Copy each line of the data below exactly, leaving out pictures.

[Begin]

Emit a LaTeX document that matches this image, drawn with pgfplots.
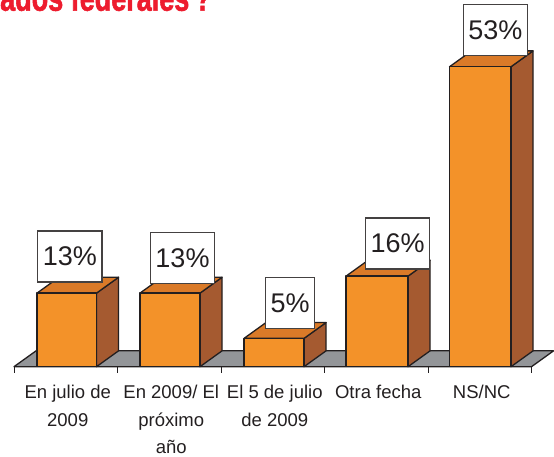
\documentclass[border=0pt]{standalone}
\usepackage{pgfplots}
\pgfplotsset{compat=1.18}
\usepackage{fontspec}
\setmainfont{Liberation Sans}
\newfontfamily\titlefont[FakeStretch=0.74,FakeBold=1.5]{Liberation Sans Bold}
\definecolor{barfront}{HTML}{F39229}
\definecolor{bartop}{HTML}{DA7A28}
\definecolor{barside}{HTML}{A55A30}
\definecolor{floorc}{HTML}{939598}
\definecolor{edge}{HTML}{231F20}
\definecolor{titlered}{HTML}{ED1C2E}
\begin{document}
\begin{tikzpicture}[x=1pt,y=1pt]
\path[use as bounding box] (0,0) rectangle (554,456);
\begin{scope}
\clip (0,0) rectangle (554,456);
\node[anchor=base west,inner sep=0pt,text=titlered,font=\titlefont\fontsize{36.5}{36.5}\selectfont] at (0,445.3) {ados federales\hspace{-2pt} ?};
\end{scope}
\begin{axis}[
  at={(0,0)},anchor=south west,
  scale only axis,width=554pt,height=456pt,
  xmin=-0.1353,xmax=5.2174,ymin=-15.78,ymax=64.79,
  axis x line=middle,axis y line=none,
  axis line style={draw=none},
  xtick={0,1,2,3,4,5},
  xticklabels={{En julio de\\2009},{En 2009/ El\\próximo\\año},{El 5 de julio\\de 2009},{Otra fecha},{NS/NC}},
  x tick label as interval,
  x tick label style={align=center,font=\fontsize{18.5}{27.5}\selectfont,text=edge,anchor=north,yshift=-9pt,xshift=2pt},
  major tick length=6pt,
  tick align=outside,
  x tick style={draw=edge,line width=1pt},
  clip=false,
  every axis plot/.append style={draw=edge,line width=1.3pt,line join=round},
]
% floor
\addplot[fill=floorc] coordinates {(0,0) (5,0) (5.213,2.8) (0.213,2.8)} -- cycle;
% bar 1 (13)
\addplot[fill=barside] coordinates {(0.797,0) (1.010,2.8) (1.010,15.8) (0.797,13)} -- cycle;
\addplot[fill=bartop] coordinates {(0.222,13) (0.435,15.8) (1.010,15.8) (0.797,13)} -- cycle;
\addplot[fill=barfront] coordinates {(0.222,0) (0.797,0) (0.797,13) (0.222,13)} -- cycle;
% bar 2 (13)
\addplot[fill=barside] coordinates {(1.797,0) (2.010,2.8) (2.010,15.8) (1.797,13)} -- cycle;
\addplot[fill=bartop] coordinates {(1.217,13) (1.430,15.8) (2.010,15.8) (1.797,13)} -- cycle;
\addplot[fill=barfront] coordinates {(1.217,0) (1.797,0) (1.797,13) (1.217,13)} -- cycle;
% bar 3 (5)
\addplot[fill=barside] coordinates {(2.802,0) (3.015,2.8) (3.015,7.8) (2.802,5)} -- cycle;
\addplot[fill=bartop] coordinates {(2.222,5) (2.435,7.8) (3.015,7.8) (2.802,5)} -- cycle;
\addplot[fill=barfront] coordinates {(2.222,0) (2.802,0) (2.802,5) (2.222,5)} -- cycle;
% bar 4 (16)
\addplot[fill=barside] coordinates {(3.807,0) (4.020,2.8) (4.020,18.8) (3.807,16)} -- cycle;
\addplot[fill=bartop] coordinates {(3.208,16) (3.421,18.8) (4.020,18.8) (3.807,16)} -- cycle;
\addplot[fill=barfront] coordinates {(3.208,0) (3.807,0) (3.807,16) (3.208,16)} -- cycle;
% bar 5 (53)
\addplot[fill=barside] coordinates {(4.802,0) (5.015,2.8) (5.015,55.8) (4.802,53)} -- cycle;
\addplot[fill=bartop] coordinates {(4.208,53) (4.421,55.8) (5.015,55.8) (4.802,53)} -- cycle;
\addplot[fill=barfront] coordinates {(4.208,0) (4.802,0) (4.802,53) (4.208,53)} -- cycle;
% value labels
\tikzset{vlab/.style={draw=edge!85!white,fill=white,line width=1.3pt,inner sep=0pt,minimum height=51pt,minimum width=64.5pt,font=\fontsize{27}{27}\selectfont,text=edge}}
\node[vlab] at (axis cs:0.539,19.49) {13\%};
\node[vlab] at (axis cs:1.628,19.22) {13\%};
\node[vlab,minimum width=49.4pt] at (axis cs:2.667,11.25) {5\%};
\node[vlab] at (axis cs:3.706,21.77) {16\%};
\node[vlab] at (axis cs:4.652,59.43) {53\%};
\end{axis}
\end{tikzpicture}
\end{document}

[End]

Answer for the task.
Emit a LaTeX document that matches this image, drawn with pgfplots.
\documentclass[border=0pt]{standalone}
\usepackage{pgfplots}
\pgfplotsset{compat=1.18}
\usepackage{fontspec}
\setmainfont{Liberation Sans}
\newfontfamily\titlefont[FakeStretch=0.74,FakeBold=1.5]{Liberation Sans Bold}
\definecolor{barfront}{HTML}{F39229}
\definecolor{bartop}{HTML}{DA7A28}
\definecolor{barside}{HTML}{A55A30}
\definecolor{floorc}{HTML}{939598}
\definecolor{edge}{HTML}{231F20}
\definecolor{titlered}{HTML}{ED1C2E}
\begin{document}
\begin{tikzpicture}[x=1pt,y=1pt]
\path[use as bounding box] (0,0) rectangle (554,456);
\begin{scope}
\clip (0,0) rectangle (554,456);
\node[anchor=base west,inner sep=0pt,text=titlered,font=\titlefont\fontsize{36.5}{36.5}\selectfont] at (0,445.3) {ados federales\hspace{-2pt} ?};
\end{scope}
\begin{axis}[
  at={(0,0)},anchor=south west,
  scale only axis,width=554pt,height=456pt,
  xmin=-0.1353,xmax=5.2174,ymin=-15.78,ymax=64.79,
  axis x line=middle,axis y line=none,
  axis line style={draw=none},
  xtick={0,1,2,3,4,5},
  xticklabels={{En julio de\\2009},{En 2009/ El\\próximo\\año},{El 5 de julio\\de 2009},{Otra fecha},{NS/NC}},
  x tick label as interval,
  x tick label style={align=center,font=\fontsize{18.5}{27.5}\selectfont,text=edge,anchor=north,yshift=-9pt,xshift=2pt},
  major tick length=6pt,
  tick align=outside,
  x tick style={draw=edge,line width=1pt},
  clip=false,
  every axis plot/.append style={draw=edge,line width=1.3pt,line join=round},
]
% floor
\addplot[fill=floorc] coordinates {(0,0) (5,0) (5.213,2.8) (0.213,2.8)} -- cycle;
% bar 1 (13)
\addplot[fill=barside] coordinates {(0.797,0) (1.010,2.8) (1.010,15.8) (0.797,13)} -- cycle;
\addplot[fill=bartop] coordinates {(0.222,13) (0.435,15.8) (1.010,15.8) (0.797,13)} -- cycle;
\addplot[fill=barfront] coordinates {(0.222,0) (0.797,0) (0.797,13) (0.222,13)} -- cycle;
% bar 2 (13)
\addplot[fill=barside] coordinates {(1.797,0) (2.010,2.8) (2.010,15.8) (1.797,13)} -- cycle;
\addplot[fill=bartop] coordinates {(1.217,13) (1.430,15.8) (2.010,15.8) (1.797,13)} -- cycle;
\addplot[fill=barfront] coordinates {(1.217,0) (1.797,0) (1.797,13) (1.217,13)} -- cycle;
% bar 3 (5)
\addplot[fill=barside] coordinates {(2.802,0) (3.015,2.8) (3.015,7.8) (2.802,5)} -- cycle;
\addplot[fill=bartop] coordinates {(2.222,5) (2.435,7.8) (3.015,7.8) (2.802,5)} -- cycle;
\addplot[fill=barfront] coordinates {(2.222,0) (2.802,0) (2.802,5) (2.222,5)} -- cycle;
% bar 4 (16)
\addplot[fill=barside] coordinates {(3.807,0) (4.020,2.8) (4.020,18.8) (3.807,16)} -- cycle;
\addplot[fill=bartop] coordinates {(3.208,16) (3.421,18.8) (4.020,18.8) (3.807,16)} -- cycle;
\addplot[fill=barfront] coordinates {(3.208,0) (3.807,0) (3.807,16) (3.208,16)} -- cycle;
% bar 5 (53)
\addplot[fill=barside] coordinates {(4.802,0) (5.015,2.8) (5.015,55.8) (4.802,53)} -- cycle;
\addplot[fill=bartop] coordinates {(4.208,53) (4.421,55.8) (5.015,55.8) (4.802,53)} -- cycle;
\addplot[fill=barfront] coordinates {(4.208,0) (4.802,0) (4.802,53) (4.208,53)} -- cycle;
% value labels
\tikzset{vlab/.style={draw=edge!85!white,fill=white,line width=1.3pt,inner sep=0pt,minimum height=51pt,minimum width=64.5pt,font=\fontsize{27}{27}\selectfont,text=edge}}
\node[vlab] at (axis cs:0.539,19.49) {13\%};
\node[vlab] at (axis cs:1.628,19.22) {13\%};
\node[vlab,minimum width=49.4pt] at (axis cs:2.667,11.25) {5\%};
\node[vlab] at (axis cs:3.706,21.77) {16\%};
\node[vlab] at (axis cs:4.652,59.43) {53\%};
\end{axis}
\end{tikzpicture}
\end{document}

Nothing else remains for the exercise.